News Wrap: Hurricane Harvey caused potentially dangerous chemical spill, says EPA


JUDY WOODRUFF: And now, in the day's other news: The U.S. Environmental Protection Agency warned that Hurricane Harvey caused a potentially dangerous chemical spill from a Houston area Superfund site. The EPA says that it detected extremely high levels of dioxins in the San Jacinto River after a protective cap was damaged at the site. Dioxins are linked to cancer and birth defects, and can be spread in contaminated mud.

A 12th person has died after being taken from a sweltering nursing home in South Florida in the wake of Hurricane Irma. It happened on September 13, when nearly 150 patients were wheeled out of the facility in Hollywood Hills. The building's air conditioning had lost power. A criminal investigation into the deaths is continuing.

New tragedy for Rohingya Muslims fleeing Myanmar. U.N. officials report that more than 60 of them apparently drowned last night, when their boat capsized off Bangladesh. They were trying to join more than a half-a-million others who have already made the perilous journey.

Today, as relatives buried the drowning victims at a refugee camp, a U.N. spokesman said the story they told is astonishing.

JOEL MILLMAN, International Organization for Migration: The boat left Myanmar and had been at sea for two days. Survivors described being at sea all night, having no food, and that the captain of the vessel, who was a Bangladeshi national, as we understand it, was trying to evade checkpoints or sea patrols.

JUDY WOODRUFF: The Rohingya are escaping a military crackdown in mostly Buddhist Myanmar.

Russia's state-funded broadcaster R.T. insisted today that it bought advertisements on Twitter last year simply to promote itself, not to meddle in the U.S. election. The editor in chief of R.T. said — quote — "It didn't occur to us that, in a developed democracy, regular media advertising could turn out to be a suspicious and harmful activity."

Twitter says R.T. spent $274,000 on ads for U.S. markets in 2016.

In Spain, the region of Catalonia is vowing to go ahead with Sunday's independence referendum, despite the central government's vow to prevent it. Thousands held a closing rally today in the Catalan capital of Barcelona, and farmers rolled through the streets on tractors in support of independence. Spanish national police have been ordered to seize ballots and keep polling stations closed.

Back in this country, the Air Force Academy is now investigating racist slurs found at the academy's prep school. The slurs appeared Tuesday on message boards outside the dorm rooms of five black students. Now the academy superintendent, Lieutenant General Jay Silveria, is laying down the law.

He called together all 4,000 cadets and the 240 prep school students yesterday, and he warned them in no uncertain terms.

LT. GEN. JAY SILVERIA, Superintendent, U.S. Air Force Academy: If you're outraged by these words, then you're in the right place. If you can't treat someone with dignity and respect, then you need to get out.

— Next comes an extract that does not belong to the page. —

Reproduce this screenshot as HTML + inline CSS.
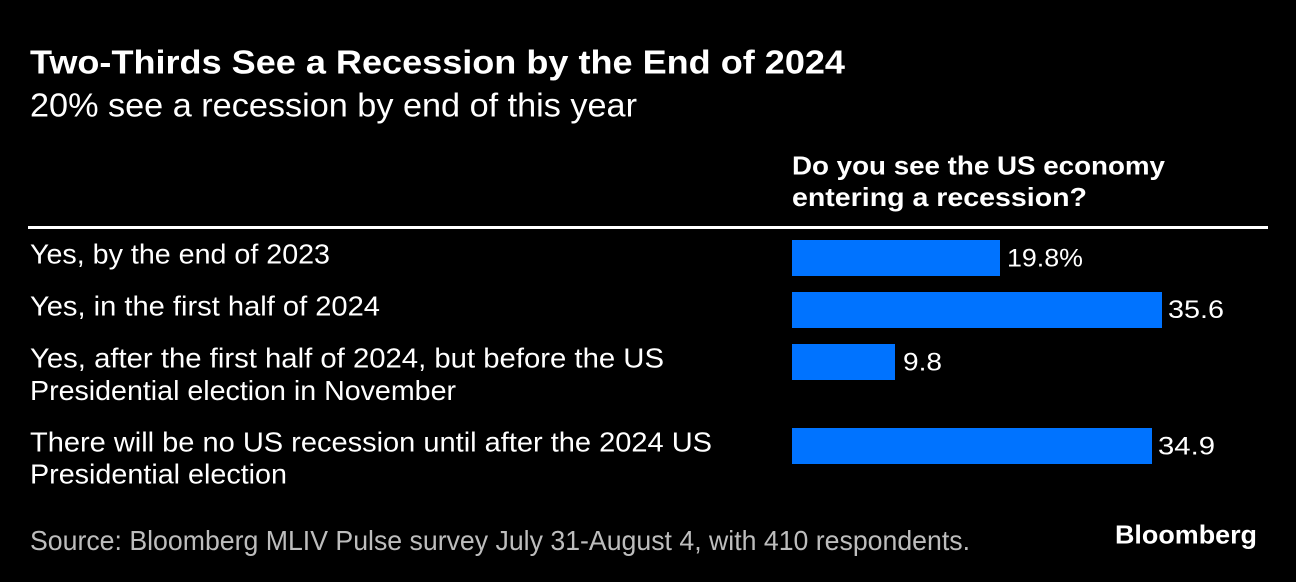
<!DOCTYPE html>
<html>
<head>
<meta charset="utf-8">
<style>
  html, body { margin: 0; padding: 0; background: #000; }
  body { width: 1296px; height: 582px; overflow: hidden; }
  svg { display: block; }
  text { font-family: "Liberation Sans", Arial, sans-serif; }
</style>
</head>
<body>
<svg width="1296" height="582" viewBox="0 0 1296 582" xmlns="http://www.w3.org/2000/svg">
  <rect x="0" y="0" width="1296" height="582" fill="#000"/>

  <!-- Title & subtitle -->
  <text x="30" y="73.5" fill="#fff" font-size="33" font-weight="bold" textLength="815" lengthAdjust="spacingAndGlyphs">Two-Thirds See a Recession by the End of 2024</text>
  <text x="30" y="116.5" fill="#fff" font-size="33" textLength="607" lengthAdjust="spacingAndGlyphs">20% see a recession by end of this year</text>

  <!-- Column header -->
  <text x="792" y="174.5" fill="#fff" font-size="26" font-weight="bold" textLength="373" lengthAdjust="spacingAndGlyphs">Do you see the US economy</text>
  <text x="792" y="206" fill="#fff" font-size="26" font-weight="bold" textLength="295" lengthAdjust="spacingAndGlyphs">entering a recession?</text>

  <!-- Rule -->
  <rect x="28" y="226" width="1240" height="3" fill="#fff"/>

  <!-- Row labels -->
  <text x="30" y="263.3" fill="#fff" font-size="28" textLength="300" lengthAdjust="spacingAndGlyphs">Yes, by the end of 2023</text>
  <text x="30" y="315.3" fill="#fff" font-size="28" textLength="350" lengthAdjust="spacingAndGlyphs">Yes, in the first half of 2024</text>
  <text x="30" y="367.3" fill="#fff" font-size="28" textLength="634" lengthAdjust="spacingAndGlyphs">Yes, after the first half of 2024, but before the US</text>
  <text x="30" y="400" fill="#fff" font-size="28" textLength="426" lengthAdjust="spacingAndGlyphs">Presidential election in November</text>
  <text x="30" y="451.7" fill="#fff" font-size="28" textLength="682" lengthAdjust="spacingAndGlyphs">There will be no US recession until after the 2024 US</text>
  <text x="30" y="483.5" fill="#fff" font-size="28" textLength="257" lengthAdjust="spacingAndGlyphs">Presidential election</text>

  <!-- Bars -->
  <rect x="792" y="240" width="208" height="36" fill="#0073ff"/>
  <rect x="792" y="292" width="370" height="36" fill="#0073ff"/>
  <rect x="792" y="344" width="103" height="36" fill="#0073ff"/>
  <rect x="792" y="428" width="360" height="36" fill="#0073ff"/>

  <!-- Values -->
  <text x="1007" y="266.7" fill="#fff" font-size="25" textLength="76" lengthAdjust="spacingAndGlyphs">19.8%</text>
  <text x="1168" y="318" fill="#fff" font-size="25" textLength="56" lengthAdjust="spacingAndGlyphs">35.6</text>
  <text x="903" y="370.7" fill="#fff" font-size="25" textLength="39" lengthAdjust="spacingAndGlyphs">9.8</text>
  <text x="1158" y="454.7" fill="#fff" font-size="25" textLength="57" lengthAdjust="spacingAndGlyphs">34.9</text>

  <!-- Footer -->
  <text x="30" y="550" fill="#bdbdbd" font-size="28" textLength="940" lengthAdjust="spacingAndGlyphs">Source: Bloomberg MLIV Pulse survey July 31-August 4, with 410 respondents.</text>
  <text x="1115" y="543.5" fill="#fff" font-size="26" font-weight="bold" textLength="142" lengthAdjust="spacingAndGlyphs">Bloomberg</text>
</svg>
</body>
</html>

If you can't treat someone from another gender, whether that's a man or a woman, with dignity and respect, then you need to get out. If you demean someone in any way, then you need to get out.

And if you can't treat someone from another race or a different color skin with dignity and respect, then you need to get out.

JUDY WOODRUFF: In 2015, about 29 percent of the Air Force Academy cadets were racial minorities.

The U.S. will admit a maximum of 45,000 refugees in the coming fiscal year. The Trump White House confirmed the number this evening. That is the smallest cap on the number of refugees since 1980.

And on Wall Street today, the Dow Jones industrial average gained nearly 24 points, to close at 22405. The Nasdaq rose 42, and the S&P 500 added nine, both of those markets closing at all-time highs.